Data literacy set to be the most in-demand skill by 2030
As AI transforms global workplaces, new research shows that data literacy will be the most in-demand skill by 2030.
According to research from Qlik, a little over one in five employees believe their employer is preparing them for a more data-oriented and automated workplace (21%). This is despite most business leaders predicting an upheaval in working practices due to the rapid onset of AI.
The report, Data Literacy: The Upskilling Evolution, found that 35% of employees say they had changed jobs in the last 12 months because their employer wasn't offering enough upskilling and training opportunities.

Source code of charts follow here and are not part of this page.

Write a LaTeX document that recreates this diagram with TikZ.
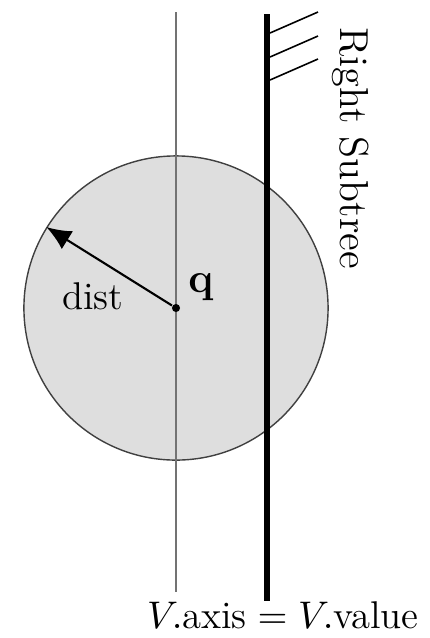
\documentclass[tikz,border=0pt]{standalone}
\usepackage{amsmath}
\usetikzlibrary{arrows.meta}
\begin{document}
\begin{tikzpicture}[x=0.01cm,y=-0.01cm,font=\fontsize{11}{13}\selectfont,
  ball/.style={circle,draw=black!75,fill=black!13,line width=0.4pt,inner sep=0pt,minimum size=3.04cm},
  axisline/.style={draw=black!55,line width=0.45pt},
  splitline/.style={line width=1.7pt},
  hatch/.style={line width=0.45pt},
  arr/.style={-{Latex[length=7pt,width=6pt]},line width=0.6pt},
  dot/.style={circle,fill=black,inner sep=0pt,minimum size=2.3pt}]
\useasboundingbox (0,0) rectangle (429,638);
\node[ball] (ball) at (176,308) {};
\coordinate (atop) at (176,12); \coordinate (abot) at (176,592);
\draw[axisline] (atop) -- (abot);
\coordinate (stop) at (267,14); \coordinate (sbot) at (267,601);
\draw[splitline] (stop) -- (sbot);
% hatching on the right side
\foreach \y in {33,57,80}
  \draw[hatch] (270,\y) -- ++(48,-21);
\node[dot] (q) at (176,308) {};
\draw[arr] (q) -- (ball.148);
\node (dist) at (93,296) {dist};
\node[font=\large] (qlbl) at (201,287) {$\mathbf{q}$};
\node[rotate=-90,font=\fontsize{11.5}{13}\selectfont] (right) at (351,148) {Right Subtree};
\node (split) at (283,615) {$V.\text{axis} = V.\text{value}$};
\end{tikzpicture}
\end{document}
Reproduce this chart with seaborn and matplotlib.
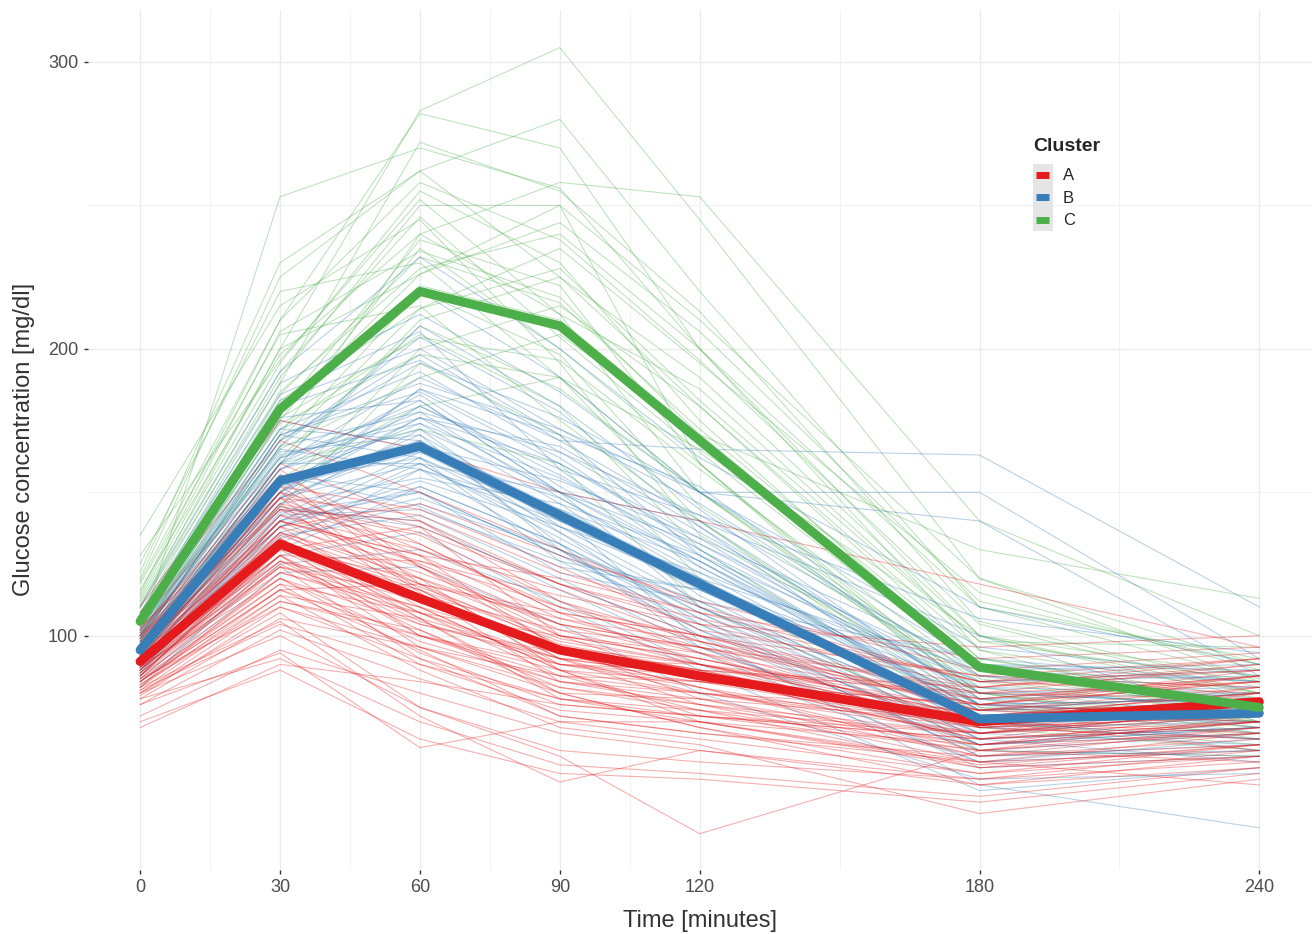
import numpy as np
import pandas as pd
import matplotlib
matplotlib.use("Agg")
import matplotlib.pyplot as plt
import seaborn as sns
from matplotlib.lines import Line2D
from matplotlib.patches import Rectangle
from matplotlib.legend_handler import HandlerBase

# Data

times = [0, 30, 60, 90, 120, 180, 240]
clusters = ["A", "B", "C"]
cluster_colors = ["#E41A1C", "#377EB8", "#4DAF4A"]

# cluster means (thick lines)
mean_a = [91, 132, 113, 95, 86, 70, 77]
mean_b = [95, 154, 166, 142, 118, 71, 73]
mean_c = [105, 179, 220, 208, 168, 89, 75]

# individual subject curves (thin lines), one row per subject
subjects_a = [
    [92, 135, 118, 97, 88, 70, 78],
    [88, 128, 105, 90, 82, 66, 74],
    [96, 142, 125, 104, 92, 72, 80],
    [84, 120, 98, 84, 78, 62, 70],
    [100, 150, 130, 110, 96, 78, 84],
    [79, 110, 92, 78, 70, 56, 66],
    [94, 138, 110, 88, 80, 68, 76],
    [90, 130, 120, 100, 92, 74, 82],
    [86, 125, 102, 82, 74, 60, 72],
    [98, 145, 135, 112, 98, 76, 86],
    [82, 116, 95, 72, 66, 58, 68],
    [105, 160, 140, 118, 104, 82, 90],
    [93, 132, 100, 86, 84, 72, 80],
    [87, 126, 112, 96, 90, 70, 74],
    [76, 102, 85, 70, 64, 52, 62],
    [95, 140, 128, 95, 86, 64, 70],
    [89, 122, 108, 100, 94, 76, 84],
    [101, 155, 118, 92, 80, 70, 78],
    [85, 118, 90, 74, 70, 62, 74],
    [91, 136, 122, 104, 96, 68, 72],
    [72, 95, 80, 66, 60, 48, 58],
    [97, 148, 115, 84, 76, 66, 80],
    [83, 112, 100, 90, 86, 72, 78],
    [108, 168, 150, 130, 110, 84, 92],
    [80, 108, 75, 60, 56, 50, 60],
    [94, 134, 106, 78, 72, 64, 70],
    [88, 130, 138, 118, 100, 78, 86],
    [99, 146, 112, 96, 88, 80, 90],
    [86, 120, 104, 94, 82, 58, 64],
    [92, 128, 96, 80, 78, 70, 82],
    [78, 92, 70, 55, 52, 44, 54],
    [95, 144, 132, 108, 90, 74, 76],
    [90, 124, 110, 88, 84, 76, 88],
    [84, 116, 118, 106, 98, 80, 84],
    [102, 158, 124, 100, 92, 72, 74],
    [80, 100, 75, 58, 31, 60, 66],
    [96, 138, 146, 128, 112, 88, 94],
    [89, 131, 108, 92, 86, 64, 68],
    [81, 114, 88, 68, 62, 38, 50],
    [93, 140, 126, 114, 104, 96, 100],
    [87, 124, 92, 72, 66, 56, 48],
    [100, 152, 144, 124, 102, 86, 82],
    [85, 110, 96, 86, 80, 74, 86],
    [110, 175, 165, 150, 140, 118, 96],
    [70, 88, 64, 52, 50, 42, 52],
    [91, 133, 117, 99, 90, 72, 78],
    [82, 105, 72, 49, 60, 50, 56],
    [76, 94, 61, 70, 70, 55, 62],
    [68, 90, 84, 76, 72, 66, 72],
    [103, 148, 128, 120, 108, 92, 96],
    [90, 140, 128, 106, 94, 62, 66],
    [86, 132, 116, 92, 76, 56, 60],
    [94, 146, 136, 118, 106, 84, 88],
    [82, 122, 110, 96, 88, 68, 72],
    [98, 152, 124, 102, 90, 66, 70],
    [88, 136, 120, 88, 72, 60, 68],
    [92, 126, 104, 92, 90, 78, 86],
    [84, 118, 108, 86, 74, 54, 62],
    [96, 144, 140, 112, 94, 70, 74],
    [80, 112, 102, 80, 68, 52, 58],
    [102, 156, 132, 108, 100, 80, 78],
    [87, 128, 100, 84, 80, 66, 74],
    [91, 142, 130, 116, 98, 74, 80],
    [78, 106, 96, 82, 76, 62, 70],
    [99, 150, 116, 90, 84, 76, 84],
    [85, 124, 114, 102, 96, 82, 88],
    [93, 138, 124, 96, 78, 58, 62],
    [89, 120, 94, 76, 72, 64, 76],
    [97, 148, 142, 122, 108, 84, 80],
    [83, 114, 106, 92, 86, 70, 66],
    [95, 136, 112, 94, 82, 60, 56],
    [90, 128, 126, 110, 100, 86, 92],
    [86, 130, 106, 80, 68, 48, 54],
    [100, 144, 120, 104, 96, 76, 72],
    [81, 104, 90, 78, 74, 66, 76],
    [94, 150, 138, 100, 84, 68, 64],
    [88, 126, 116, 98, 90, 70, 60],
    [92, 134, 108, 90, 88, 82, 92],
    [84, 116, 100, 88, 70, 54, 58],
    [96, 140, 118, 108, 100, 74, 70],
]

subjects_b = [
    [95, 155, 168, 144, 120, 72, 74],
    [92, 148, 160, 136, 110, 68, 70],
    [98, 162, 176, 150, 126, 76, 78],
    [90, 140, 150, 128, 104, 64, 68],
    [100, 170, 185, 160, 132, 80, 76],
    [88, 135, 142, 120, 96, 60, 66],
    [96, 158, 172, 138, 112, 70, 72],
    [94, 150, 180, 156, 128, 74, 70],
    [102, 175, 165, 140, 118, 82, 80],
    [86, 130, 152, 132, 108, 66, 72],
    [97, 160, 190, 168, 140, 78, 74],
    [91, 145, 138, 118, 100, 62, 68],
    [104, 182, 200, 172, 146, 86, 82],
    [89, 142, 164, 148, 122, 70, 64],
    [99, 165, 158, 130, 106, 58, 62],
    [93, 152, 176, 160, 134, 76, 78],
    [85, 125, 130, 112, 90, 56, 60],
    [106, 188, 212, 185, 150, 90, 84],
    [95, 156, 145, 124, 116, 74, 80],
    [92, 150, 170, 142, 98, 54, 58],
    [100, 168, 195, 176, 150, 150, 92],
    [87, 138, 160, 150, 140, 100, 70],
    [96, 160, 182, 150, 110, 64, 56],
    [90, 146, 155, 146, 128, 84, 88],
    [103, 178, 220, 190, 150, 96, 86],
    [94, 154, 162, 126, 102, 66, 74],
    [110, 192, 232, 200, 162, 110, 90],
    [88, 136, 148, 130, 100, 48, 33],
    [97, 163, 174, 155, 130, 72, 60],
    [84, 122, 124, 104, 80, 50, 52],
    [101, 172, 168, 132, 96, 62, 68],
    [93, 148, 186, 170, 152, 80, 76],
    [99, 166, 204, 178, 138, 70, 64],
    [91, 143, 150, 122, 112, 92, 84],
    [95, 158, 178, 164, 142, 106, 94],
    [104, 180, 196, 168, 165, 163, 110],
    [98, 170, 188, 172, 150, 140, 86],
    [82, 128, 136, 110, 88, 46, 54],
    [108, 184, 206, 158, 124, 76, 66],
    [89, 140, 158, 140, 120, 88, 90],
    [94, 152, 164, 140, 116, 70, 72],
    [91, 146, 172, 150, 124, 74, 76],
    [97, 160, 160, 134, 108, 62, 66],
    [89, 138, 154, 138, 118, 78, 80],
    [100, 166, 178, 148, 120, 68, 64],
    [93, 150, 186, 162, 130, 80, 82],
    [96, 156, 150, 128, 110, 72, 78],
    [87, 134, 146, 130, 112, 64, 68],
    [102, 172, 192, 164, 136, 82, 74],
    [92, 148, 168, 136, 104, 58, 60],
    [98, 162, 180, 158, 142, 88, 84],
    [90, 142, 144, 126, 116, 76, 72],
    [95, 154, 174, 146, 114, 66, 62],
    [99, 168, 198, 170, 128, 72, 70],
    [86, 132, 158, 144, 126, 70, 76],
    [101, 170, 162, 138, 122, 84, 86],
    [94, 150, 176, 166, 138, 78, 68],
    [91, 144, 140, 116, 94, 56, 64],
    [97, 158, 184, 152, 126, 74, 80],
    [93, 148, 166, 154, 134, 90, 88],
    [100, 164, 170, 130, 102, 60, 58],
    [88, 140, 162, 142, 118, 68, 74],
    [96, 160, 208, 180, 144, 76, 72],
    [105, 176, 182, 150, 132, 86, 78],
    [90, 138, 152, 132, 106, 62, 70],
]

subjects_c = [
    [105, 180, 222, 210, 170, 90, 76],
    [110, 200, 283, 305, 245, 120, 90],
    [102, 253, 270, 256, 200, 100, 80],
    [120, 225, 262, 280, 220, 110, 85],
    [98, 170, 240, 258, 253, 140, 100],
    [115, 210, 282, 270, 200, 95, 70],
    [95, 160, 210, 225, 190, 100, 78],
    [108, 190, 250, 250, 210, 120, 84],
    [100, 175, 235, 200, 160, 80, 70],
    [125, 220, 230, 190, 150, 85, 72],
    [92, 150, 200, 215, 180, 95, 80],
    [112, 195, 255, 230, 175, 88, 74],
    [103, 165, 190, 205, 170, 130, 113],
    [118, 205, 215, 175, 140, 75, 68],
    [96, 155, 180, 190, 165, 100, 86],
    [106, 185, 228, 240, 200, 110, 92],
    [135, 215, 245, 195, 135, 80, 66],
    [100, 172, 205, 180, 130, 70, 62],
    [110, 188, 272, 255, 213, 105, 82],
    [94, 145, 195, 170, 120, 60, 58],
    [104, 178, 238, 222, 160, 78, 64],
    [122, 230, 262, 225, 180, 92, 76],
    [99, 168, 220, 198, 145, 84, 72],
    [107, 182, 214, 235, 195, 115, 88],
    [113, 200, 226, 250, 160, 75, 70],
    [97, 160, 172, 160, 110, 68, 60],
    [128, 196, 252, 212, 186, 98, 96],
    [108, 176, 204, 196, 158, 86, 74],
    [101, 184, 232, 216, 172, 92, 78],
    [116, 198, 240, 212, 150, 80, 68],
    [97, 166, 214, 228, 182, 98, 84],
    [111, 192, 246, 204, 164, 88, 72],
    [104, 174, 198, 190, 140, 72, 66],
    [119, 210, 258, 238, 196, 104, 80],
    [100, 178, 226, 244, 206, 112, 90],
    [106, 162, 208, 186, 150, 82, 70],
    [114, 206, 234, 218, 170, 90, 76],
]

minor_x = [15, 45, 75, 105, 150, 210]
major_y = [100, 200, 300]
minor_y = [150, 250]


# Long-format frames

rows = []
sid = 0
for cl, subs in zip(clusters, [subjects_a, subjects_b, subjects_c]):
    for vals in subs:
        for t, v in zip(times, vals):
            rows.append({"subject": sid, "cluster": cl, "time": t, "glucose": v})
        sid += 1
indiv = pd.DataFrame(rows)

means = pd.DataFrame({
    "time": times * 3,
    "glucose": mean_a + mean_b + mean_c,
    "cluster": ["A"] * 7 + ["B"] * 7 + ["C"] * 7,
})

palette = dict(zip(clusters, cluster_colors))


# Legend key with grey background like ggplot

class KeyHandler(HandlerBase):
    def create_artists(self, legend, orig_handle, xdescent, ydescent,
                       width, height, fontsize, trans):
        bg = Rectangle((-xdescent, -ydescent), width, height,
                       facecolor="#E5E5E5", edgecolor="none", transform=trans)
        y = -ydescent + height / 2
        ln = Line2D([-xdescent + 2.5, -xdescent + width - 2.5], [y, y],
                    color=orig_handle.get_color(), lw=5, solid_capstyle="butt",
                    transform=trans)
        return [bg, ln]


# Plot

sns.set_theme(style="whitegrid", rc={
    "grid.color": "#EBEBEB",
    "grid.linewidth": 1.0,
    "axes.edgecolor": "white",
})
plt.rcParams["font.family"] = ["Liberation Sans", "DejaVu Sans"]

fig = plt.figure(figsize=(13.12, 9.34), dpi=100)
ax = fig.add_axes([0.067, 0.069, 0.933, 0.92])

sns.lineplot(data=indiv, x="time", y="glucose", hue="cluster",
             hue_order=["C", "B", "A"], palette=palette,
             units="subject", estimator=None, lw=0.8, alpha=0.35,
             legend=False, ax=ax)
sns.lineplot(data=means, x="time", y="glucose", hue="cluster",
             hue_order=clusters, palette=palette, lw=6.5,
             legend=False, ax=ax)

ax.set_xlim(-11.2, 251.3)
ax.set_ylim(18.5, 318)
ax.set_xticks(times)
ax.set_xticks(minor_x, minor=True)
ax.set_yticks(major_y)
ax.set_yticks(minor_y, minor=True)
ax.grid(which="major", color="#EBEBEB", lw=1.0)
ax.grid(which="minor", color="#F2F2F2", lw=0.8)
ax.tick_params(which="major", bottom=True, left=True, length=3, width=1,
               color="#333333", labelsize=13, labelcolor="#4D4D4D", pad=4)
ax.tick_params(which="minor", length=0)
for s in ax.spines.values():
    s.set_visible(False)

ax.set_xlabel("Time [minutes]", fontsize=17, color="#333333", labelpad=10)
ax.set_ylabel("Glucose concentration [mg/dl]", fontsize=17, color="#333333", labelpad=9)

handles = [Line2D([], [], color=c) for c in cluster_colors]
leg = ax.legend(handles, clusters, title="Cluster", loc="upper left",
                bbox_to_anchor=(0.772, 0.851), frameon=False,
                handler_map={Line2D: KeyHandler()},
                fontsize=12, title_fontsize=14,
                handlelength=1.2, handleheight=1.7, labelspacing=0.0,
                handletextpad=0.6, borderpad=0, borderaxespad=0,
                alignment="left")
leg.get_title().set_fontweight("bold")
leg._legend_box.sep = 6  # small gap between title and keys

fig.savefig("out.png", dpi=100)
plt.close(fig)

Developed by Qlik in partnership with The Future Labs, the report combines insights from expert interviews with surveys from over 1,200 global C-level executives and 6,000 employees. The findings, broadly consistent across all geographies surveyed, show how the rapid growth in data usage extends enterprise aspirations for its potential and, in turn, transforms working practices.
Data literacy: The most in-demand skill in the future workplace
According to the study, business leaders and employees alike predict that data literacy, defined as the ability to read, work with, analyse and communicate with data, will be the most in-demand skill by 2030. With 85% of executives saying it will become as vital in the future as the ability to use a computer is today.
Global employees report their use of data, and its importance in decision-making has doubled over the past year. While 89% of executives now expect all team members to be able to explain how data has informed their decisions.
Underpinning more intelligent and automated working practices
This demand for data skills reflects a significant shift in the workplace due to the rise of AI. The enterprise leaders surveyed believe employee working practices will change to become more collaborative, with intelligent tools helping them make better decisions (84%) and become more productive (83%).
As a result, 40% of C-level respondents predict their organisation will hire a chief automation officer within the next three years, rising to above 99% within the next decade. But Qlik says the investment cannot end at senior hires; those on the front line need support during this transition. And 58% of employees surveyed believe that data literacy will help them stay relevant in their role with the growing use of AI.
"We often hear people talk about how employees need to understand how artificial intelligence will change how they complete their role, but more importantly, we need to be helping them develop the skills that enable them to add value to the output of these intelligent algorithms," Qlik vice president Innovation & Design, Elif Tutuk.
"Data literacy will be critical in extending workplace collaboration beyond human-to-human engagements, to employees augmenting machine intelligence with creativity and critical thinking."
The value of data literacy on the talent market
Qlik says the move toward a more data-oriented and automated workplace creates a massive opportunity for those with data literacy skills. The company says all business leaders surveyed reported that they would offer a salary increase for candidates that could demonstrate their data literacy.
Although it is perceived as critical to the enterprise's success both today and in the future, only 11% of employees surveyed feel fully confident in their data literacy skills, even though the most common belief among enterprise leaders is that it is an individual's responsibility to prepare themselves with the skills for the future workplace.
"Where organisations are increasing their data literacy training, our research shows that it is primarily offered to those working in specific data-related roles, such as data analysts and data scientists," says Qlik global head of Data Literacy, Dr Paul Barth.
"Just one-in-10 offer this training to those in HR, finance and marketing, despite more than two-thirds of employees working in these functions stating data literacy is already necessary to fulfil their current role."
He says over three-quarters (78%) of employees are instead investing their own time and money (64%) to plug the professional skills gap needed for the future enterprise. These employees spend an average of nearly seven hours each month and nearly USD$2,800 each year. He says 35% of employees report having left a job in the past 12 months due to their employer not offering enough upskilling and training opportunities.
"Over the past few years, investments in digitising most business processes have transformed the data resources available. This will continue as we move toward a more intelligent and automated workplace," says Barth.
"But investment in leading-edge data platforms has revealed a large and expanding gap in data literacy skills in the workforce. To become a data-driven company, where employees regularly use data and analytics to make better decisions and take informed actions, business leaders need to invest in upskilling workers in every role to close the data literacy gap."